— start RECORDED INFORMATION —

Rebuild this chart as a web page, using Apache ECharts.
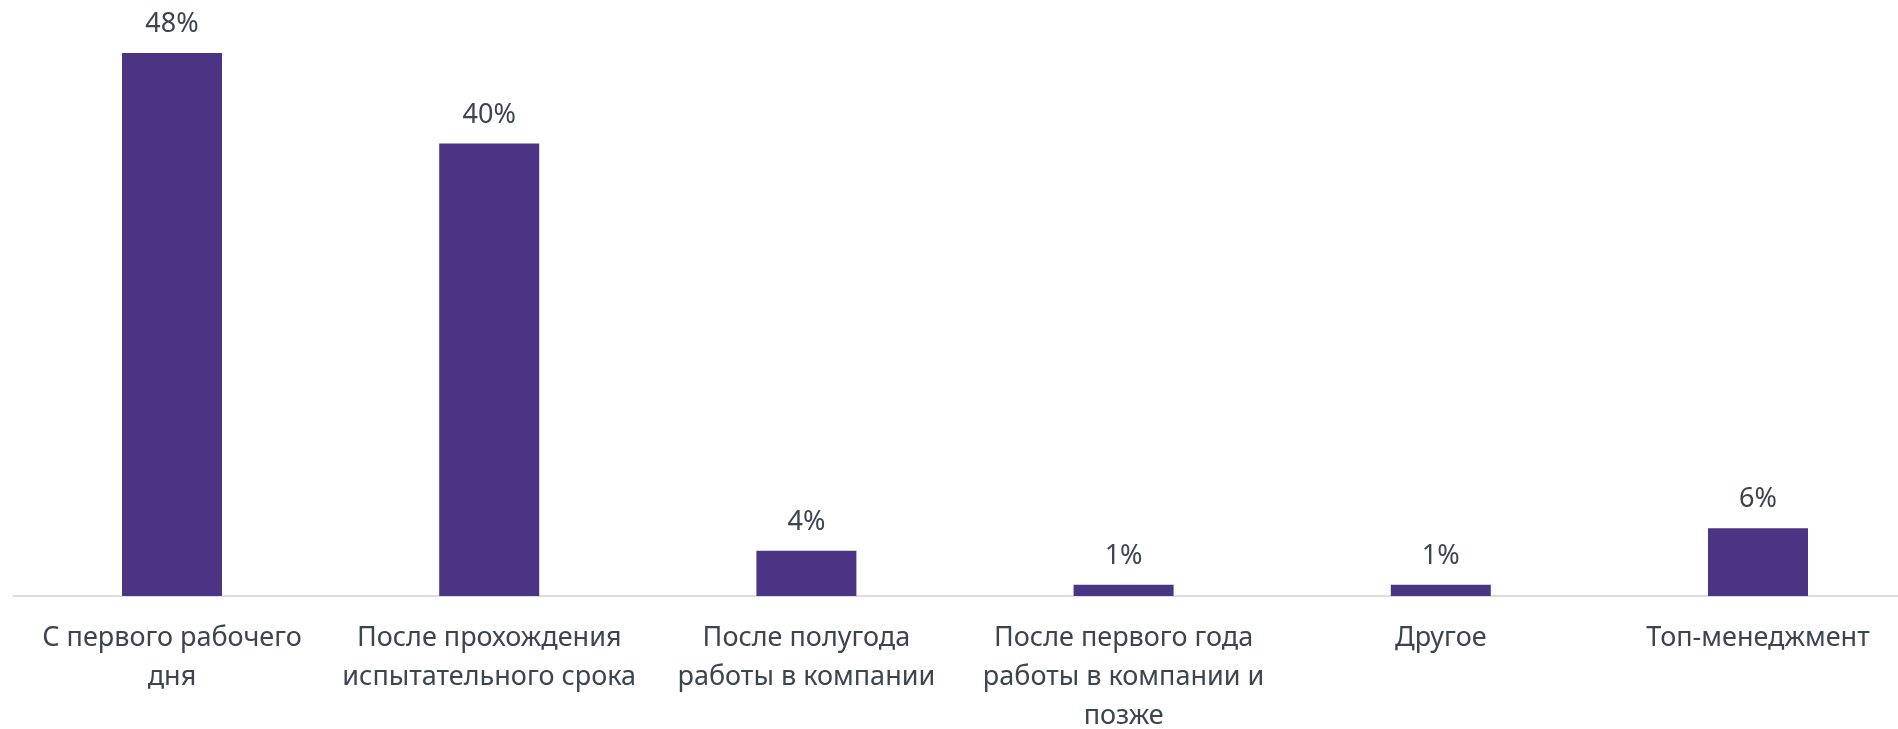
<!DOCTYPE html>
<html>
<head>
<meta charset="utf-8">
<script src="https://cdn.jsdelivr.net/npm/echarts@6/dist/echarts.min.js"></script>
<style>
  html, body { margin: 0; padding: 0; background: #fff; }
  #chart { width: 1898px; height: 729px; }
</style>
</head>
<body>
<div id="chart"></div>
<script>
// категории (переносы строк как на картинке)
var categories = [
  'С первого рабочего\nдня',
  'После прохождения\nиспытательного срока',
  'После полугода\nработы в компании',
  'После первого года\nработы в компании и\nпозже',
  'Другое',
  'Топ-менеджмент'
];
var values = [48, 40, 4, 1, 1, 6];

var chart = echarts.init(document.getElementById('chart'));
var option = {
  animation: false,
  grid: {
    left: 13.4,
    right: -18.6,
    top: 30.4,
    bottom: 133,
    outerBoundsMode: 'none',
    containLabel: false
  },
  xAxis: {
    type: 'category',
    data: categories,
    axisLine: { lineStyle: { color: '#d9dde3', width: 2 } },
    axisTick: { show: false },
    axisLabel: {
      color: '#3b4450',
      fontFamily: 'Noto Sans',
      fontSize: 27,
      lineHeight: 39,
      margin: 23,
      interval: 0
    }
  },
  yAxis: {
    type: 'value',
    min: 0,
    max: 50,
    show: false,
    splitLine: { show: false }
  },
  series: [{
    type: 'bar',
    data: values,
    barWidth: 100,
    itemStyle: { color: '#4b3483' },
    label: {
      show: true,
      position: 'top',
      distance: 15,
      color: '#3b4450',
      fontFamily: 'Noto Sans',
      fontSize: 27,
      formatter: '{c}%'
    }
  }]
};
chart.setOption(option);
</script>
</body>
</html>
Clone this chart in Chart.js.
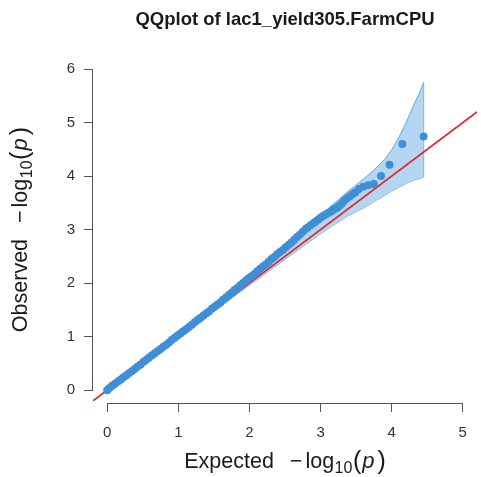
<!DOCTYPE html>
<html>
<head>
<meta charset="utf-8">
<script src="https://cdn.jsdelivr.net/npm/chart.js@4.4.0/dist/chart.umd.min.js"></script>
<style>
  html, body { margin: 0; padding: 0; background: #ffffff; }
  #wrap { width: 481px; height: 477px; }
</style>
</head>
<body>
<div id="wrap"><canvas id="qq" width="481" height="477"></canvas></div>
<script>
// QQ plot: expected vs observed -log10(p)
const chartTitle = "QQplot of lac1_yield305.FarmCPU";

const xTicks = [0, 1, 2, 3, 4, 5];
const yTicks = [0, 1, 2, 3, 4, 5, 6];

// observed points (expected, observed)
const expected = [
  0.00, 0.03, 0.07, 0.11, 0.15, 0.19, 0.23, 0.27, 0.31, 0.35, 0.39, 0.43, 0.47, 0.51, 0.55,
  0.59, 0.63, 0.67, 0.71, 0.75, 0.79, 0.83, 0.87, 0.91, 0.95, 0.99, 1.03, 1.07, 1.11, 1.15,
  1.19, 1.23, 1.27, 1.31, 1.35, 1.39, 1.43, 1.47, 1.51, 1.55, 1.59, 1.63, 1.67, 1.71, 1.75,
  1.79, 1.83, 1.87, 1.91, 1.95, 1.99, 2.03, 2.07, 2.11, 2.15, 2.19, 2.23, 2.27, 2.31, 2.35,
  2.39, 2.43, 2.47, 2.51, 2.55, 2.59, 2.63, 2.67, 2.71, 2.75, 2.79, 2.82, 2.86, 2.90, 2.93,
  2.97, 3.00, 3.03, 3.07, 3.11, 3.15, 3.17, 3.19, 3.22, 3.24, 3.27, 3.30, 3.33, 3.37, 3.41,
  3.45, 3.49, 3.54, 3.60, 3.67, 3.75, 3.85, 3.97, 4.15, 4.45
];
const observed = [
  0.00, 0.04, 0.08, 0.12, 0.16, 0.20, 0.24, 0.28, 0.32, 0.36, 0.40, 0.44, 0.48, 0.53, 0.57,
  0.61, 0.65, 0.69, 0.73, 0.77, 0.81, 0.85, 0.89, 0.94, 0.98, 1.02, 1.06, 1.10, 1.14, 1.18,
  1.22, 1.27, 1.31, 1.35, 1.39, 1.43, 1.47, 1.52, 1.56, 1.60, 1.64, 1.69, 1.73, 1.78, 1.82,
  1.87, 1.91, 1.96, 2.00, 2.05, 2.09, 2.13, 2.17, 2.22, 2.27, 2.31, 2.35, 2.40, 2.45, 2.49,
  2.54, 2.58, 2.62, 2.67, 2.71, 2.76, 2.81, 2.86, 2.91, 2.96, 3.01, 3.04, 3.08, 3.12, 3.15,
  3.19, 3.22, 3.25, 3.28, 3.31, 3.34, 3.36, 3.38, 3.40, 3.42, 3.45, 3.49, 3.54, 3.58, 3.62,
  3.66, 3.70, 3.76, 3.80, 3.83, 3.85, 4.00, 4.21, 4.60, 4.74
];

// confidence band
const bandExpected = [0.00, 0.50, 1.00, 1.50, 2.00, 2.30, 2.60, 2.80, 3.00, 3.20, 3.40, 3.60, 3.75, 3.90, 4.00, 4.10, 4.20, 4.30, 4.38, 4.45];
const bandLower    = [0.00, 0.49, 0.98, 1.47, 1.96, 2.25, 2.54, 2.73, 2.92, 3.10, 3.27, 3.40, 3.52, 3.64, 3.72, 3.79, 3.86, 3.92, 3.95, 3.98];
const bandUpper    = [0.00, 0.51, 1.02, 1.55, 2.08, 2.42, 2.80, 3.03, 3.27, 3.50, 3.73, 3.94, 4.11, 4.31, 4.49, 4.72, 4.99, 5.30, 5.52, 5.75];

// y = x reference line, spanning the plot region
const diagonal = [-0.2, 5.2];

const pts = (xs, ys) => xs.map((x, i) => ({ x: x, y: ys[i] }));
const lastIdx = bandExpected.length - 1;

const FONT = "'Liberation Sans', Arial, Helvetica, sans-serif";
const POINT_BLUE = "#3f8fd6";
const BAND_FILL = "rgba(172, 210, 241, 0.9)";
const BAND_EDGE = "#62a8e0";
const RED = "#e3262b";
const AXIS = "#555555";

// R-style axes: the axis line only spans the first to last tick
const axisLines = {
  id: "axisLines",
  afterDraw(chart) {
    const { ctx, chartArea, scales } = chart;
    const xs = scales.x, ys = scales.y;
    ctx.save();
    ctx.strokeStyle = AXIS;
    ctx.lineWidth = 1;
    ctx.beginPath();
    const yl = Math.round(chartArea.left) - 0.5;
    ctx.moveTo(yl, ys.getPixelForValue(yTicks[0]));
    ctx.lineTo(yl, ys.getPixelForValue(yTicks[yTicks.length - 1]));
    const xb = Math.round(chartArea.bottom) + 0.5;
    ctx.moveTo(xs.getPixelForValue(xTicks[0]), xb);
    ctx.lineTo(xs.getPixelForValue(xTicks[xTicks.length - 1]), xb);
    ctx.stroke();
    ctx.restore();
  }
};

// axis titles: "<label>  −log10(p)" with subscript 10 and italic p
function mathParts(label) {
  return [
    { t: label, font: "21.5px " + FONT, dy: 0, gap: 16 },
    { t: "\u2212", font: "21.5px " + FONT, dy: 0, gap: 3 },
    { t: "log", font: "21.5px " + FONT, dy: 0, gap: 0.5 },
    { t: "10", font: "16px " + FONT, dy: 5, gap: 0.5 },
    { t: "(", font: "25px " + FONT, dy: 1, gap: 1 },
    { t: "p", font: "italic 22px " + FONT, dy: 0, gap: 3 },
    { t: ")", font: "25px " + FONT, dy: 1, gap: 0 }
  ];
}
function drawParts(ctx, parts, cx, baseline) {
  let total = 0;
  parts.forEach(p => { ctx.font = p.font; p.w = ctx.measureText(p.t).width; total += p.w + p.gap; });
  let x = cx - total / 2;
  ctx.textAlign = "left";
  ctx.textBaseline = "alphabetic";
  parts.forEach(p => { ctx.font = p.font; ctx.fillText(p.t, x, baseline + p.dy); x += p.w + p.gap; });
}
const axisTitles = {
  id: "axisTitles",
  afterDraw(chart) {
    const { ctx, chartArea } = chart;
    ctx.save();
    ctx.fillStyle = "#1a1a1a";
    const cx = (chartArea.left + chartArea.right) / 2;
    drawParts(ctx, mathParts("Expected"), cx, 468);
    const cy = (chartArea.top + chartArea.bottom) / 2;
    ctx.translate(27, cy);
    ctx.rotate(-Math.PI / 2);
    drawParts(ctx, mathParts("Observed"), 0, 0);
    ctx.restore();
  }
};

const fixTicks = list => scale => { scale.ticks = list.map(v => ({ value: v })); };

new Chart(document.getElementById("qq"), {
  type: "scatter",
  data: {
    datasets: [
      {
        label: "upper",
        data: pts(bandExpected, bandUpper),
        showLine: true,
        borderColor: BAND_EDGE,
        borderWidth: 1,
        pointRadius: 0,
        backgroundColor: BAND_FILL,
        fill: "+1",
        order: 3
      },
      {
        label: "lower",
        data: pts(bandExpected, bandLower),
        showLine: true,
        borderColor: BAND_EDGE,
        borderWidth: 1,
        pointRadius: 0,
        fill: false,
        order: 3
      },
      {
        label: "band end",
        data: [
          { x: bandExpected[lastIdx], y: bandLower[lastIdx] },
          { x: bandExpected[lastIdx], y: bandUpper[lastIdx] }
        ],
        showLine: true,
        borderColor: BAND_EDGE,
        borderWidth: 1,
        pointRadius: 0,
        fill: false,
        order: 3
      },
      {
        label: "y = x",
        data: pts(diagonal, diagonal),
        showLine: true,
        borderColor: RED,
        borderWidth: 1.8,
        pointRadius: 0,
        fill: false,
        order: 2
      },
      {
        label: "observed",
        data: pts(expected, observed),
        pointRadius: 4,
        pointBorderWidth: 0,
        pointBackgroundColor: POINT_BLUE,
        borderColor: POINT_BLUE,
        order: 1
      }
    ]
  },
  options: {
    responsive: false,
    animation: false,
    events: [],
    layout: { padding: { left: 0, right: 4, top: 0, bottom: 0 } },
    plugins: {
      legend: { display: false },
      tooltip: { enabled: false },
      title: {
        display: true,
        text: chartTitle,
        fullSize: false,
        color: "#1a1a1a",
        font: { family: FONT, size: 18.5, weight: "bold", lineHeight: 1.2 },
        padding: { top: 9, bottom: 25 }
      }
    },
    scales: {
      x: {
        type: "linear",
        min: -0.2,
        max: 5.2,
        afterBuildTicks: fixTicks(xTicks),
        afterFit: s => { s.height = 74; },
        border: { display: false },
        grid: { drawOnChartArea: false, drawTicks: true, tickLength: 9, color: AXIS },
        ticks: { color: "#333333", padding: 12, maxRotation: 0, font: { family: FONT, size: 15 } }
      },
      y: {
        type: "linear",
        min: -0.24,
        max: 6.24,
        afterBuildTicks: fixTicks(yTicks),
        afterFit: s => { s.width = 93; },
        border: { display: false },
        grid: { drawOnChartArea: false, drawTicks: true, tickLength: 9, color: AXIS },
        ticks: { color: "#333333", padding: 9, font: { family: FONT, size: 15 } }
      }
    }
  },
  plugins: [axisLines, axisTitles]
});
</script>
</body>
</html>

— end RECORDED INFORMATION —

Look through the data and gather every line with the string "this" in it.

Rebuild this chart as a web page, using Apache ECharts.
Clone this chart in Chart.js.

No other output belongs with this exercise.